I am sober. A vegetarian. I speak English at home and at work. I say shit instead of scheisse . Yet no one asks why I don’t eat schnitzel. No one asks why I am opposed to religion classes in public schools. No one wonders about my hesitance to disrobe in public.
I’m told that I’ve integrated well. That I’m not one of the foreigners being cursed at political rallies or discussed at the beerfest or shouted at to go home. I do not worry that a Molotov cocktail will be thrown through my front window. I am also blonde-haired and blue-eyed. I am white, my skin a light beige, a color referred to in German unironically and unquestioned as Hautfarbe . Skin color.
And yet, when I open my mouth to speak, people ask where I am from. They say, “You don’t look German. You don’t sound German.”
In a restaurant, I overhear an elderly woman ask her waiter where he is from. “My parents immigrated from Vietnam before I was born,” he explains in flawless German.

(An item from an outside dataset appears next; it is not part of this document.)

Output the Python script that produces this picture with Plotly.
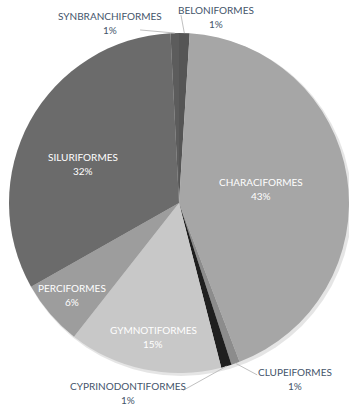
import math
import plotly.graph_objects as go

# Fish orders and their share of recorded species (%)
orders = [
    "BELONIFORMES",
    "CHARACIFORMES",
    "CLUPEIFORMES",
    "CYPRINODONTIFORMES",
    "GYMNOTIFORMES",
    "PERCIFORMES",
    "SILURIFORMES",
    "SYNBRANCHIFORMES",
]
shares = [1.0, 43.2, 0.8, 1.0, 14.6, 6.2, 32.4, 0.8]

# ---- styling -------------------------------------------------------------
W, H = 349, 406
CX, CY, R = 179, 203, 170          # pie centre and radius in pixels
FONT = "Lato"
slice_colors = ["#555555", "#a6a6a6", "#8c8c8c", "#1f1f1f",
                "#c8c8c8", "#9d9d9d", "#6b6b6b", "#5c5c5c"]
inside_color = "#ffffff"
outside_color = "#44546a"
leader_color = "#c0c0c0"

# label placement: (angle nudge in degrees, radius fraction, inside?)
label_place = {
    "BELONIFORMES": (9.45, 1.115, False),
    "CHARACIFORMES": (-1.1, 0.49, True),
    "CLUPEIFORMES": (-14.0, 1.24, False),
    "CYPRINODONTIFORMES": (31.2, 1.16, False),
    "GYMNOTIFORMES": (-0.9, 0.80, True),
    "PERCIFORMES": (-0.1, 0.83, True),
    "SILURIFORMES": (-6.8, 0.61, True),
    "SYNBRANCHIFORMES": (-19.5, 1.134, False),
}
# where the leader line meets an outside label, relative to the label centre
leader_end = {
    "BELONIFORMES": (-35, -2),
    "CLUPEIFORMES": (-38, -4),
    "CYPRINODONTIFORMES": (55, -3),
    "SYNBRANCHIFORMES": (30, 7),
}
LINE_GAP = 14  # px between name line and percent line


def to_paper(px, py):
    return px / W, 1 - py / H


def polar(angle_deg, radius):
    a = math.radians(angle_deg)
    return CX + radius * math.sin(a), CY - radius * math.cos(a)


total = sum(shares)
mids = []
acc = 0.0
for v in shares:
    mids.append((acc + v / 2) / total * 360.0)
    acc += v

fig = go.Figure(
    go.Pie(
        labels=orders,
        values=shares,
        sort=False,
        direction="clockwise",
        rotation=0,
        marker=dict(colors=slice_colors, line=dict(width=0)),
        textinfo="none",
        hoverinfo="label+percent",
        domain=dict(x=[(CX - R) / W, min(1.0, (CX + R) / W)],
                    y=[1 - (CY + R) / H, 1 - (CY - R) / H]),
        showlegend=False,
    )
)

annotations = []
shapes = [
    # soft shadow under the pie
    dict(type="circle", xref="paper", yref="paper", layer="below",
         x0=(CX - R + 1) / W, x1=(CX + R + 3) / W,
         y0=1 - (CY + R + 3) / H, y1=1 - (CY - R + 1) / H,
         fillcolor="rgba(0,0,0,0.10)", line=dict(width=0)),
]

for name, v, mid in zip(orders, shares, mids):
    nudge, frac, inside = label_place[name]
    lx, ly = polar(mid + nudge, frac * R)
    pct = f"{round(v / total * 100)}%"
    color = inside_color if inside else outside_color
    for txt, dy in ((name, -LINE_GAP / 2), (pct, LINE_GAP / 2)):
        x, y = to_paper(lx, ly + dy)
        annotations.append(dict(
            x=x, y=y, xref="paper", yref="paper", text=txt, showarrow=False,
            xanchor="center", yanchor="middle",
            font=dict(family=FONT, size=10, color=color),
        ))
    if not inside:
        ex, ey = polar(mid, R)
        ox, oy = leader_end[name]
        x0, y0 = to_paper(ex, ey)
        x1, y1 = to_paper(lx + ox, ly + oy)
        shapes.append(dict(type="line", xref="paper", yref="paper",
                           x0=x0, y0=y0, x1=x1, y1=y1,
                           line=dict(color=leader_color, width=1)))

fig.update_layout(
    width=W, height=H,
    margin=dict(l=0, r=0, t=0, b=0),
    paper_bgcolor="white",
    plot_bgcolor="white",
    annotations=annotations,
    shapes=shapes,
)

fig.write_html("out.html")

Imagine: Every day for years, you are asked to confess your origin story to a complete stranger. Every day for years, for what feels like your whole life sometimes, a complete stranger tells you that he’s noticed you are different, that you speak funny, wants to know private details about you. Imagine that the second question a stranger asks you is, “Why are you here?” Would you feel as though you had integrated? Assimilated? After ten, twenty, thirty years, our whole lives here, we are reminded, no matter what we do, even if we feel we are not foreigners, we do not fit in.
I don’t dare tell Almaz that.
When her key clicked in the tumbler and she pushed the heavy wooden door open, holding it ajar just long enough for her daughter and I to pass through, I turned to her and smiled. “Keep studying,” I said. “Some day it will all work.”